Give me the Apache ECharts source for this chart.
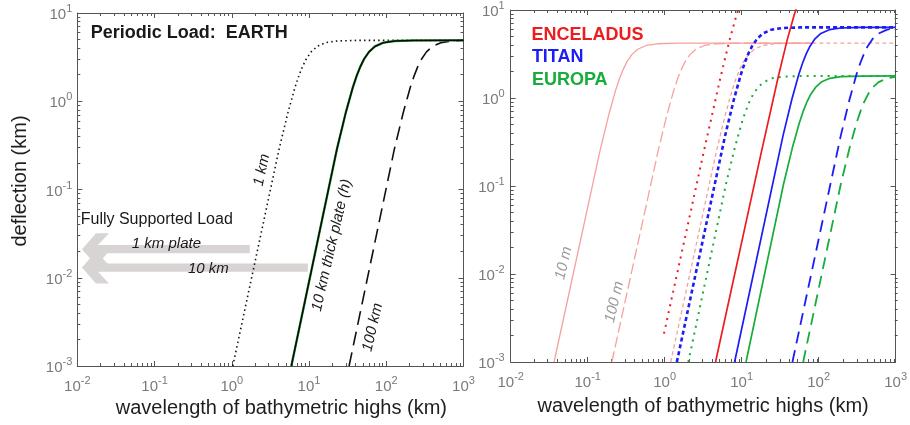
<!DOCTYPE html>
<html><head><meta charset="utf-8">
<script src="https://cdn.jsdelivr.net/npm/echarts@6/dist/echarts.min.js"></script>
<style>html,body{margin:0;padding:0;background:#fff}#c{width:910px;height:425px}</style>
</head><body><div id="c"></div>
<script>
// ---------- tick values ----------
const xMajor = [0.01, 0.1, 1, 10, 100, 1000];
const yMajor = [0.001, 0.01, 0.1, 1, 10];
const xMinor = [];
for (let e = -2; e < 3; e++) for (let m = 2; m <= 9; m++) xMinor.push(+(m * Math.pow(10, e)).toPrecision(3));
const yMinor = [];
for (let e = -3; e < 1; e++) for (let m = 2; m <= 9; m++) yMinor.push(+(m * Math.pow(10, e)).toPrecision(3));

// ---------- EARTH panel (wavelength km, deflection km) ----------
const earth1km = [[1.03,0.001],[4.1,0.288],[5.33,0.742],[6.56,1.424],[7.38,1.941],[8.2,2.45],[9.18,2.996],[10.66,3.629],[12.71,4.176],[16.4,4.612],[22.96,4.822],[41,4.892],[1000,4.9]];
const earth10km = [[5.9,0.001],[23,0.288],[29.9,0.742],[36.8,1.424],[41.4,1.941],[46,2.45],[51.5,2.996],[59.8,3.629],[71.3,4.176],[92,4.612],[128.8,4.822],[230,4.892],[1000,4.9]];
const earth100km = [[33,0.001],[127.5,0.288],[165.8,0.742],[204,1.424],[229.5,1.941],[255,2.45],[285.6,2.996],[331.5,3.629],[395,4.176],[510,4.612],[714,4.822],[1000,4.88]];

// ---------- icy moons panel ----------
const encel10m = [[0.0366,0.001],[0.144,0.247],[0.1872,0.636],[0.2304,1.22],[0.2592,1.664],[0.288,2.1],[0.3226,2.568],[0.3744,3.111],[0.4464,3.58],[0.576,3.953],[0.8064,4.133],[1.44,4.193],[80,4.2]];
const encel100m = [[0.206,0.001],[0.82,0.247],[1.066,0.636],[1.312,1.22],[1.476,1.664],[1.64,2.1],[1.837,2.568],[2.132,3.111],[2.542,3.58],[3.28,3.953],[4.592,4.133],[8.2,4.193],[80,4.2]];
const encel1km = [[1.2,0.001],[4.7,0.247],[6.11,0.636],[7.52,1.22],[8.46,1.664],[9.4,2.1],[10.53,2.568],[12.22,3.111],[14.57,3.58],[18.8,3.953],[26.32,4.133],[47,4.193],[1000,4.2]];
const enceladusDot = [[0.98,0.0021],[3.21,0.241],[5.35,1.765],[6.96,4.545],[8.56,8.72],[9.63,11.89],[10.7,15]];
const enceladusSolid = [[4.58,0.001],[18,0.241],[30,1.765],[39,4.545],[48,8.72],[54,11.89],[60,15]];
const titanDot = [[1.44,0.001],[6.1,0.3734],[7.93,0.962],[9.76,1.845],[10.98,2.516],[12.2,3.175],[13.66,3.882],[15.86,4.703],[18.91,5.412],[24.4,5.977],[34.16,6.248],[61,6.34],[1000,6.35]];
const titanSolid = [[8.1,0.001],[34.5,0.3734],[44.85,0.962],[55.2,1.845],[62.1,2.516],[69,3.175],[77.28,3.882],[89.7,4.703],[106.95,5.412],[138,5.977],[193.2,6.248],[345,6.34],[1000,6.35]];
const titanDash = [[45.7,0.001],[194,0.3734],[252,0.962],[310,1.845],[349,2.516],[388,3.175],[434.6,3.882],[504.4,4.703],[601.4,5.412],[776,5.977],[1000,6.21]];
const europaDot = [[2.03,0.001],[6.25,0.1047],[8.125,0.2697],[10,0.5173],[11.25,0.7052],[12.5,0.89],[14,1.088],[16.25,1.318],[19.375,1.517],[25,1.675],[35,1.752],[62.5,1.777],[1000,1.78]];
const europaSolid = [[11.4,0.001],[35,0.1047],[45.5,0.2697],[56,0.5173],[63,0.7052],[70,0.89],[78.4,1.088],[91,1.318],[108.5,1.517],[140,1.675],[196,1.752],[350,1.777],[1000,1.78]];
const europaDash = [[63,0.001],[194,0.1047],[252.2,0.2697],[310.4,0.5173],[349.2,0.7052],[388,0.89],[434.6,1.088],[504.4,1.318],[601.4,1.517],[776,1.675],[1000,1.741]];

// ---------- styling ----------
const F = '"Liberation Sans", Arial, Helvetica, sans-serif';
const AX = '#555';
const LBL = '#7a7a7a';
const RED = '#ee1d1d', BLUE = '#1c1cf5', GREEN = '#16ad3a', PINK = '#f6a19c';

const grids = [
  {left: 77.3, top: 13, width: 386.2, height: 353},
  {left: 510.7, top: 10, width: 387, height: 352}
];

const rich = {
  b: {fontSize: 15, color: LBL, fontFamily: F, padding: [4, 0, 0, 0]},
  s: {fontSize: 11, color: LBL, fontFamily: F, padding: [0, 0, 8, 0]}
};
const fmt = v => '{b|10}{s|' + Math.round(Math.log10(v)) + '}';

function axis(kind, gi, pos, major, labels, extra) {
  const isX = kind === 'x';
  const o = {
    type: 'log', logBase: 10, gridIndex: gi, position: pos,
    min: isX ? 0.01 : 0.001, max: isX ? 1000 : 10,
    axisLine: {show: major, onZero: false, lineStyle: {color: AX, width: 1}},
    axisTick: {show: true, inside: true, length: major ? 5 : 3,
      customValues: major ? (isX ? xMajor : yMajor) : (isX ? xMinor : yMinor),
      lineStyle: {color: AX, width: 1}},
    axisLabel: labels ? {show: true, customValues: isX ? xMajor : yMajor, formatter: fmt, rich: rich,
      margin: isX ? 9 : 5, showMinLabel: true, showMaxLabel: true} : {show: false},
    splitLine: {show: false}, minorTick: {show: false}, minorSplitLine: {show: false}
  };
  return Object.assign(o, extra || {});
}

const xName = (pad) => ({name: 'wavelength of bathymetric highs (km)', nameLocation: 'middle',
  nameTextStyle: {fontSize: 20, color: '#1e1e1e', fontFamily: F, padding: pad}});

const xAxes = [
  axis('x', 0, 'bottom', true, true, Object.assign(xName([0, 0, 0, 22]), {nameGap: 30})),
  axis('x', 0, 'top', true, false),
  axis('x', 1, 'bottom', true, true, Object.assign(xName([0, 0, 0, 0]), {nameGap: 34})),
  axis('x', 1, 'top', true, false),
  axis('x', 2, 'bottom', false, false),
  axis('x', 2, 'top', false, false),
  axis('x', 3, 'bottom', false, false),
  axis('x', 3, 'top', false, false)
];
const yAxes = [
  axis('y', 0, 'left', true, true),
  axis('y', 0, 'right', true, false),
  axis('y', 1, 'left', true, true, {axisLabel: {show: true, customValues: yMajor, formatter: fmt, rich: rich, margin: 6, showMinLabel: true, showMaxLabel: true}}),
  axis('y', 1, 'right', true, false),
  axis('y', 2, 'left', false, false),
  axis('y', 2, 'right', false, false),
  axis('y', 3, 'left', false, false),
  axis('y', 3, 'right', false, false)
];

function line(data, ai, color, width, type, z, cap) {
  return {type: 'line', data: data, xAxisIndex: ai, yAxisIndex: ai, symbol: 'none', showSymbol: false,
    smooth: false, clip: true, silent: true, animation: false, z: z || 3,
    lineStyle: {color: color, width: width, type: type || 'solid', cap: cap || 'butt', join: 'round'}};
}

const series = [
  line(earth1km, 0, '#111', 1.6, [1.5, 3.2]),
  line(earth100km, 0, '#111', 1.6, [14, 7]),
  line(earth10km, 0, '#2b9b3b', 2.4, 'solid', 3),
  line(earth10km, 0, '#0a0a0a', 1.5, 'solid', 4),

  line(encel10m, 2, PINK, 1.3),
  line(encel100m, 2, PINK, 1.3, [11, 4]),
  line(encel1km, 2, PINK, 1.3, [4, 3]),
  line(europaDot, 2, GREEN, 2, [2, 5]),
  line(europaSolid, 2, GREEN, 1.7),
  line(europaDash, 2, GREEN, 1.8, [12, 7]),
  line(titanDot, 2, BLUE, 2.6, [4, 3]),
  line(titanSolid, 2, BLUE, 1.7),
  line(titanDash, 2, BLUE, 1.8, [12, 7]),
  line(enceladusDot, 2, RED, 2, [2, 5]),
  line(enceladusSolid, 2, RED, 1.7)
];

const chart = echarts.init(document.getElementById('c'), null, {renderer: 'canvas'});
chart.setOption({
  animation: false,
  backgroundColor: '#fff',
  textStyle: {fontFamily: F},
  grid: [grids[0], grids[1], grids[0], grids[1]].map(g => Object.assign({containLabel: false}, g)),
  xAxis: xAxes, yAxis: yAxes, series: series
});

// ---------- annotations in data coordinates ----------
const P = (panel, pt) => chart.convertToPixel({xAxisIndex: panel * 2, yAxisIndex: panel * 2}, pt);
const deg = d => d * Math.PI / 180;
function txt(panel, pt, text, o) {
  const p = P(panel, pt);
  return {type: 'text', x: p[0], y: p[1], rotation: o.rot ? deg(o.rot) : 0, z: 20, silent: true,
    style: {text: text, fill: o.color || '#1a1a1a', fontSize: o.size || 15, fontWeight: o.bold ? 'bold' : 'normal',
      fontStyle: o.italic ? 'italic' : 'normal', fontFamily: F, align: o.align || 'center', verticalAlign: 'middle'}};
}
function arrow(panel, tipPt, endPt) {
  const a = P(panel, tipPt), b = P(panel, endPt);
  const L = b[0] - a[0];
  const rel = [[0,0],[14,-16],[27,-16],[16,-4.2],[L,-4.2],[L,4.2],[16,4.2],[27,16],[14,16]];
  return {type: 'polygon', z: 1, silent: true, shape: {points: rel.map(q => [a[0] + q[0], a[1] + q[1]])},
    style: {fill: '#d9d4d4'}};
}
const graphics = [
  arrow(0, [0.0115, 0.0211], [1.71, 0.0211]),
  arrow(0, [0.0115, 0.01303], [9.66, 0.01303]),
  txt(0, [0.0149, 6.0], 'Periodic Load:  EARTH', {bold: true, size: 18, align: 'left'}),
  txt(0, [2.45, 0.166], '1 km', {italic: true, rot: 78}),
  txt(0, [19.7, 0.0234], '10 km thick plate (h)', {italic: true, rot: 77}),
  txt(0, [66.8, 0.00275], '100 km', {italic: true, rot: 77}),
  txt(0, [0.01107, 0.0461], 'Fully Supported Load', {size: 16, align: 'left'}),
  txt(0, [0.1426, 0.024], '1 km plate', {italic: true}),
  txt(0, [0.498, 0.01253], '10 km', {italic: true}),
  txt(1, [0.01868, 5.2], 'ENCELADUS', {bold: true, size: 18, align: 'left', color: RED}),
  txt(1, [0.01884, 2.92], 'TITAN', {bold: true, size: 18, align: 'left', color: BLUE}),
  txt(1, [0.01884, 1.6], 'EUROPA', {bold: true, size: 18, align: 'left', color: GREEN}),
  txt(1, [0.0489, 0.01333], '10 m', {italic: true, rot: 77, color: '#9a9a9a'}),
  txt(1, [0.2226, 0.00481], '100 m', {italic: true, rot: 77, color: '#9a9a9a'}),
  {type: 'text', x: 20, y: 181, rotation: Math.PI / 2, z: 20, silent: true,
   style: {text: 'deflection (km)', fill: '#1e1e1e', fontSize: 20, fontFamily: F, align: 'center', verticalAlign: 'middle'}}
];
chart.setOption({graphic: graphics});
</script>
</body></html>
------------
▸ **Goal of the exercise**
Without the pictures, return the listing above from its first line through the line that has "for (let e = -3;".

▸ **The output**
Give me the Apache ECharts source for this chart.
<!DOCTYPE html>
<html><head><meta charset="utf-8">
<script src="https://cdn.jsdelivr.net/npm/echarts@6/dist/echarts.min.js"></script>
<style>html,body{margin:0;padding:0;background:#fff}#c{width:910px;height:425px}</style>
</head><body><div id="c"></div>
<script>
// ---------- tick values ----------
const xMajor = [0.01, 0.1, 1, 10, 100, 1000];
const yMajor = [0.001, 0.01, 0.1, 1, 10];
const xMinor = [];
for (let e = -2; e < 3; e++) for (let m = 2; m <= 9; m++) xMinor.push(+(m * Math.pow(10, e)).toPrecision(3));
const yMinor = [];
for (let e = -3; e < 1; e++) for (let m = 2; m <= 9; m++) yMinor.push(+(m * Math.pow(10, e)).toPrecision(3));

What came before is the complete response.